There is confusion even with the village and municipal governments elected half a year ago: they are still essentially functionless, with confusion of mandates, tasks, staffing, taxing prerogatives and many more. And given that they cannot be removed for five full years, there is a degree of arrogance that some of them are exhibiting which, tied to their need to recoup their massive investments in getting themselves elected, have all the hallmarks of a spike in public corruption. The Kathmandu mayor’s arrogant remark, commented on editorially by some of the national broadsheets, is a harbinger of heartaches and frustrations that Nepali voters will experience in the years ahead as they fail to see their local elected officials acting responsibly or delivering good services.
One would expect the democratic process to take care of these problems provided there remains a degree of political stability. However, there are serious reasons to wonder about that. There are already contradictory statements emerging that are worrisome on this front. One of the main architects of the Left Unity who lost the elections (Bam Dev Gautam) has confessed that the agreement between Oli and Prachanda was that they would divide the prime ministerial tenure half-half. If so, this is a recipe for more musical-chair governments, and changing alliances, in the future and not at all the “five years of stability” hoped for by the voters. Then there was the pre-election promise of party unification between EhMaLays and the Cash Maoists but statements emerging from some of their top leadership points to big disagreements ahead even if this is pursued without many shenanigans. Add to this how the Kangress and other parties of the Right are smarting with their unexpectedly poor electoral performance, how the more political of their leadership lost elections, and how those coming into the parliament from the proportional system are hardly political leaders and more either moneyed donors or lackeys of party oligarchs and we have the recipe for a perfect political storm up ahead.
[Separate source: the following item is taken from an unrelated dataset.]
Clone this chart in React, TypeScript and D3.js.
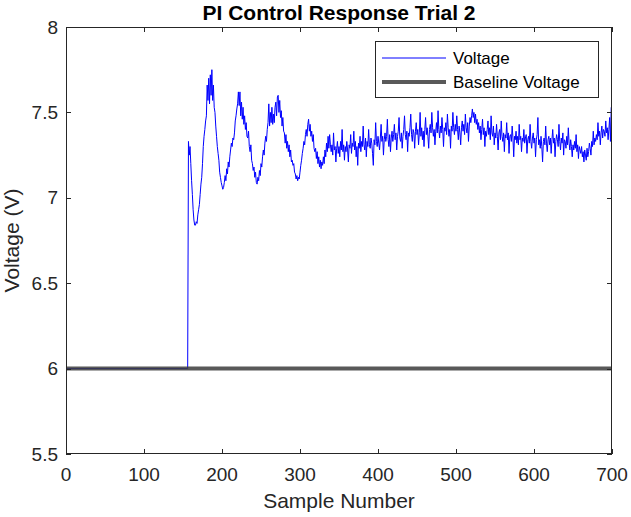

Compounding all of these problems of Nepali making is the additional dark cloud: the overbearing Southern neighbour is (rightly) seeing the elections as a defeat of its Nepal policy through muscular diplomacy and arm-twisting micro-management and (wrongly) as a victory for the Northern neighbour. It may not impose another blockade right away, but strong powers do not like big defeats in small places and thus we can expect unpleasant reactions emanating from down South which the Nepali leadership on the horizon does not inspire much faith in being able to counter. Such Southern moves will also elicit Northern counter reactions, and thus Nepali voters might not be fortunate to see the stability they so fervently desire.